WARNING: This article discusses domestic and family abuse.
A NSW parliamentary inquiry into modern slavery in regional NSW has shed light on temporary workers found to be paying Sydney rental prices for “overcrowded” and “substandard” accommodation in the Riverina.
This results in female temporary workers being forced to stay in abusive situations or risk homelessness, the inquiry heard.
Kirrilly Salvestro, deputy CEO of support service Linking Communities Network, told Region that workers on the Pacific Australia Labour Mobility (PALM) scheme were paying $300 a week per person in rent, on top of needing to clear the debt they’d incurred from airfares and visas within 16 weeks of arriving.
“Quite often we’ve seen men and women pay $300 a week per person,” Mrs Salvestro said.
“They’re living in housing which is substandard, and there are a lot of people in it.”
Griffith Mayor Doug Curran told Parliament on 19 June that he had been told of “bed hopping”, whereby groups of workers were forced to share beds – some sleeping in them during the day and others in the same sheets at night.
“There will be five people in the house but then there are another five people in the house when that shift goes,” Councillor Curran said.
“Then there are another five people in the house because there’s so much work, there are so many people in the area, and that’s only sustainable for a very short period of time.”
NSW Fair Trading’s Rent Check, which allows users to pit their own rent against the current rental market, showed that the median weekly rent for a three-bedroom house in Griffith was between $450 and $530. No data was available for houses with five or more bedrooms.
“We have an increasing number of women come to our service who are experiencing domestic and family violence and are on the PALM scheme,” Mrs Salvestro said.
“Because of that, they’re not able to work, because often the violence is happening with men, and I say predominantly men, because that’s most situations.”
The abusers may be other men also on the PALM scheme, other farm employees or the farmers themselves.
Women in these situations often feel an “obligation to do whatever they can to please” in what she described as a “fawning or coercive control situation”.
“They feel that if they say ‘no’ in situations, no matter who it’s with, that that’s going to put their employment in jeopardy,” Mrs Salvestro said.
“Or some women are unsure of what they can and can’t say no to as well.

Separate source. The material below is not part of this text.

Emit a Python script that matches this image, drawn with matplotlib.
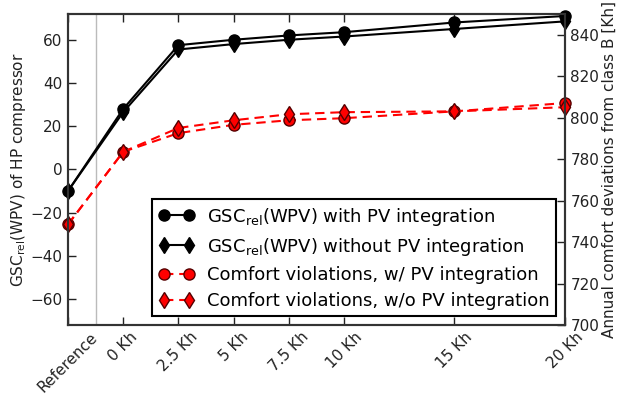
import matplotlib
matplotlib.use("Agg")
import matplotlib.pyplot as plt

x_pos = [-2.5, 0, 2.5, 5, 7.5, 10, 15, 20]
x_labels = ["Reference", "0 Kh", "2.5 Kh", "5 Kh", "7.5 Kh", "10 Kh", "15 Kh", "20 Kh"]
gsc_pv = [-10, 28, 57.5, 60, 62, 63.5, 68, 71]
gsc_nopv = [-10, 26.5, 55.5, 58, 60, 61.5, 65, 68.5]
comfort_pv = [748.5, 783.5, 792.5, 796.5, 798.7, 799.7, 803, 807]
comfort_nopv = [748.5, 783.5, 795, 798.7, 801.6, 802.6, 803, 805]

fig = plt.figure(figsize=(6.18, 3.95), dpi=100)
ax = fig.add_axes([0.11, 0.177, 0.804, 0.788])
ax2 = ax.twinx()

ax.axvline(-1.25, color="#bbbbbb", lw=1, zorder=0)
l1, = ax.plot(x_pos, gsc_pv, "-o", color="k", lw=1.5, ms=8, mec="k", clip_on=False, zorder=5)
l2, = ax.plot(x_pos, gsc_nopv, "-d", color="k", lw=1.5, ms=8, mec="k", clip_on=False, zorder=5)
l3, = ax2.plot(x_pos, comfort_pv, "--o", color="red", lw=1.5, ms=8, mec="#550000", mfc="red", clip_on=False, dashes=(4.5, 2.8))
l4, = ax2.plot(x_pos, comfort_nopv, "--d", color="red", lw=1.5, ms=8, mec="#550000", mfc="red", clip_on=False, dashes=(4.5, 2.8))

ax.set_xlim(-2.5, 20)
ax.set_ylim(-72, 72)
ax2.set_ylim(700, 850)
ax.set_xticks(x_pos)
ax.set_xticklabels(x_labels, rotation=45, ha="center", fontsize=11, color="#222222")
ax.set_yticks([-60, -40, -20, 0, 20, 40, 60])
ax.set_yticklabels(["\u221260", "\u221240", "\u221220", "0", "20", "40", "60"])
ax2.set_yticks([700, 720, 740, 760, 780, 800, 820, 840])
for a in (ax, ax2):
    a.tick_params(direction="in", length=6, labelsize=11, colors="#222222", width=1, pad=4)
    for s in a.spines.values():
        s.set_linewidth(1.5)
        s.set_color("#333333")
ax.tick_params(axis="x", top=True, labelsize=11, pad=3)
ax.set_ylabel("GSC$_{\\mathrm{rel}}$(WPV) of HP compressor", fontsize=11, color="#222222", labelpad=2)
ax2.set_ylabel("Annual comfort deviations from class B [Kh]", fontsize=11, color="#222222", labelpad=2)

leg = ax.legend([l1, l2, l3, l4],
          ["GSC$_{\\mathrm{rel}}$(WPV) with PV integration",
           "GSC$_{\\mathrm{rel}}$(WPV) without PV integration",
           "Comfort violations, w/ PV integration",
           "Comfort violations, w/o PV integration"],
          loc="lower right", bbox_to_anchor=(0.982, 0.028), borderaxespad=0,
          fontsize=13, fancybox=False,
          edgecolor="k", framealpha=1, borderpad=0.35, labelspacing=0.45, handlelength=2.0,
          numpoints=2, handletextpad=0.7)
leg.get_frame().set_linewidth(1.5)
leg.set_zorder(10)

fig.savefig("out.png", dpi=100)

“I think there needs to be a greater awareness of what the laws are in our country, and an understanding of participants that come that if you do this, this is the ramification.
“Often we are seeing the woman forced to leave employment, and there’s no ramifications for the man that is left in that employment.
“It’s not a woman’s fault that they experience domestic and family violence, yet the onus is on them to leave employment and to find alternative accommodation when it should be the perpetrators.”
Women’s Aid describes coercive control as “acts of assault, threats, humiliation and intimidation or other abuse that is used to harm, punish, or frighten their victim”.
Fawning, on the other hand, is a people-pleasing trauma response meant to avoid conflict in the short term, but may lead to worse outcomes for someone’s mental health in the long run.
“Don’t get me wrong, the PALM scheme is an absolutely fantastic scheme, but it just needs to work properly,” Mrs Salvestro said.
“If there was a whole greater approach of government, of service providers, of local councils, of community members, that would embrace these workers into the community but not put them below the poverty line and start off way below where they should be. That would be my solution.
“We have a great community, and we like to embrace people that come to our country, but when there’s a massive strain on service providers to provide for people, because the government’s put them in this situation, it’s very difficult for communities to take that.”